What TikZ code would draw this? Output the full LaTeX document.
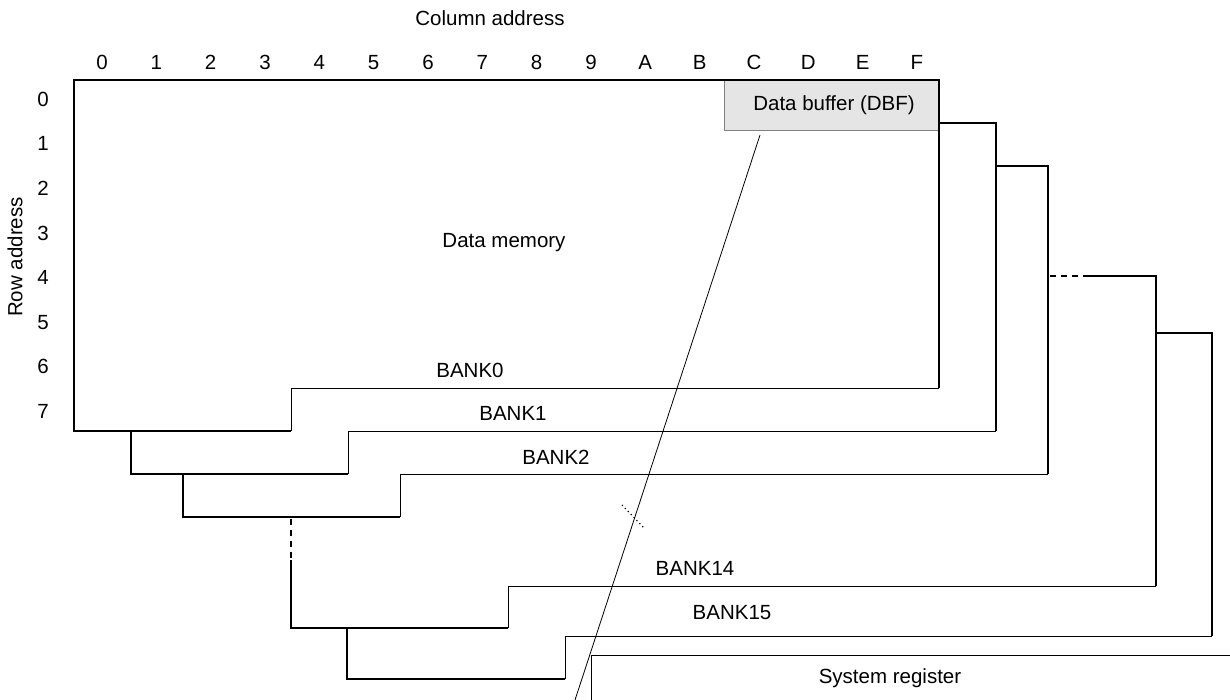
\documentclass[tikz,border=0pt]{standalone}
\usepackage{fontspec}
\setmainfont{Liberation Sans}
\begin{document}
\begin{tikzpicture}[x=1pt,y=-1pt,
  thickline/.style={line width=2.2pt, line join=miter},
  thinline/.style={line width=0.9pt, line join=miter},
  thickdash/.style={line width=2.2pt, dash pattern=on 6pt off 5pt},
  lbl/.style={font=\fontsize{20.5}{24}\selectfont, inner sep=0pt, anchor=center},
  digit/.style={lbl, text height=14.7pt, text depth=0pt},
]
\useasboundingbox (0,0) rectangle (1230,700);
\fill[white] (0,0) rectangle (1230,700);

% labels of axes
\node[lbl] (coladdr) at (490,18) {Column address};
\foreach \c [count=\i from 0] in {0,1,2,3,4,5,6,7,8,9,A,B,C,D,E,F}
  \node[digit] (col\i) at ({102+54.33*\i},62) {\c};
\foreach \r in {0,...,7}
  \node[digit] (row\r) at (43,{99+44.6*\r}) {\r};
\node[lbl, rotate=90] (rowaddr) at (15,257) {Row address};

% data buffer
\fill[black!10] (724,80) rectangle (939,130);
\draw[black!50, thinline] (724,80) -- (724,130) -- (939,130);
\node[lbl] (dbf) at (834,105) {Data buffer (DBF)};

% BANK0
\draw[thickline] (291,431) -- (74,431) -- (74,80) -- (939,80) -- (939,388);
\draw[thinline] (939,388) -- (291,388) -- (291,431);
% BANK1
\draw[thickline] (348,474) -- (131,474) -- (131,431);
\draw[thickline] (939,123) -- (996,123) -- (996,431);
\draw[thinline] (996,431) -- (348,431) -- (348,474);
% BANK2
\draw[thickline] (400,517) -- (183,517) -- (183,474);
\draw[thickline] (996,166) -- (1048,166) -- (1048,474);
\draw[thinline] (1048,474) -- (400,474) -- (400,517);
% BANK14
\draw[thickdash] (291,519) -- (291,560);
\draw[thickline] (291,560) -- (291,628) -- (508,628);
\draw[thinline] (508,628) -- (508,586) -- (1156,586);
\draw[thickline] (1156,586) -- (1156,276) -- (1085,276);
\draw[thickdash] (1050,276) -- (1085,276);
% BANK15
\draw[thickline] (347,628) -- (347,679) -- (565,679);
\draw[thinline] (565,679) -- (565,636) -- (1212,636);
\draw[thickline] (1212,636) -- (1212,333) -- (1156,333);
% System register
\draw[thinline] (1232,655) -- (591,655) -- (591,702);
\node[lbl] (sysreg) at (890,678) {System register};

% break line and marker
\coordinate (brkA) at (760,135);
\coordinate (brkB) at (575,700);
\draw[line width=0.8pt] (brkA) -- (brkB);
\coordinate (dotA) at (622,505);
\coordinate (dotB) at (645,529);
\draw[line width=1.2pt, dash pattern=on 1.2pt off 3pt] (dotA) -- (dotB);

% texts
\node[lbl] (mem) at (504,243) {Data memory};
\node[lbl] (b0) at (470,370) {BANK0};
\node[lbl] (b1) at (513,413) {BANK1};
\node[lbl] (b2) at (556,457) {BANK2};
\node[lbl] (b14) at (695,568) {BANK14};
\node[lbl] (b15) at (732,613) {BANK15};
\end{tikzpicture}
\end{document}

☆ ☆ ☆ ☆ ☆ ☆ ☆

**GOAL**
Without the pictures, output the full listing exactly as it stands.

**THE RESPONSE**
What TikZ code would draw this? Output the full LaTeX document.
\documentclass[tikz,border=0pt]{standalone}
\usepackage{fontspec}
\setmainfont{Liberation Sans}
\begin{document}
\begin{tikzpicture}[x=1pt,y=-1pt,
  thickline/.style={line width=2.2pt, line join=miter},
  thinline/.style={line width=0.9pt, line join=miter},
  thickdash/.style={line width=2.2pt, dash pattern=on 6pt off 5pt},
  lbl/.style={font=\fontsize{20.5}{24}\selectfont, inner sep=0pt, anchor=center},
  digit/.style={lbl, text height=14.7pt, text depth=0pt},
]
\useasboundingbox (0,0) rectangle (1230,700);
\fill[white] (0,0) rectangle (1230,700);

% labels of axes
\node[lbl] (coladdr) at (490,18) {Column address};
\foreach \c [count=\i from 0] in {0,1,2,3,4,5,6,7,8,9,A,B,C,D,E,F}
  \node[digit] (col\i) at ({102+54.33*\i},62) {\c};
\foreach \r in {0,...,7}
  \node[digit] (row\r) at (43,{99+44.6*\r}) {\r};
\node[lbl, rotate=90] (rowaddr) at (15,257) {Row address};

% data buffer
\fill[black!10] (724,80) rectangle (939,130);
\draw[black!50, thinline] (724,80) -- (724,130) -- (939,130);
\node[lbl] (dbf) at (834,105) {Data buffer (DBF)};

% BANK0
\draw[thickline] (291,431) -- (74,431) -- (74,80) -- (939,80) -- (939,388);
\draw[thinline] (939,388) -- (291,388) -- (291,431);
% BANK1
\draw[thickline] (348,474) -- (131,474) -- (131,431);
\draw[thickline] (939,123) -- (996,123) -- (996,431);
\draw[thinline] (996,431) -- (348,431) -- (348,474);
% BANK2
\draw[thickline] (400,517) -- (183,517) -- (183,474);
\draw[thickline] (996,166) -- (1048,166) -- (1048,474);
\draw[thinline] (1048,474) -- (400,474) -- (400,517);
% BANK14
\draw[thickdash] (291,519) -- (291,560);
\draw[thickline] (291,560) -- (291,628) -- (508,628);
\draw[thinline] (508,628) -- (508,586) -- (1156,586);
\draw[thickline] (1156,586) -- (1156,276) -- (1085,276);
\draw[thickdash] (1050,276) -- (1085,276);
% BANK15
\draw[thickline] (347,628) -- (347,679) -- (565,679);
\draw[thinline] (565,679) -- (565,636) -- (1212,636);
\draw[thickline] (1212,636) -- (1212,333) -- (1156,333);
% System register
\draw[thinline] (1232,655) -- (591,655) -- (591,702);
\node[lbl] (sysreg) at (890,678) {System register};

% break line and marker
\coordinate (brkA) at (760,135);
\coordinate (brkB) at (575,700);
\draw[line width=0.8pt] (brkA) -- (brkB);
\coordinate (dotA) at (622,505);
\coordinate (dotB) at (645,529);
\draw[line width=1.2pt, dash pattern=on 1.2pt off 3pt] (dotA) -- (dotB);

% texts
\node[lbl] (mem) at (504,243) {Data memory};
\node[lbl] (b0) at (470,370) {BANK0};
\node[lbl] (b1) at (513,413) {BANK1};
\node[lbl] (b2) at (556,457) {BANK2};
\node[lbl] (b14) at (695,568) {BANK14};
\node[lbl] (b15) at (732,613) {BANK15};
\end{tikzpicture}
\end{document}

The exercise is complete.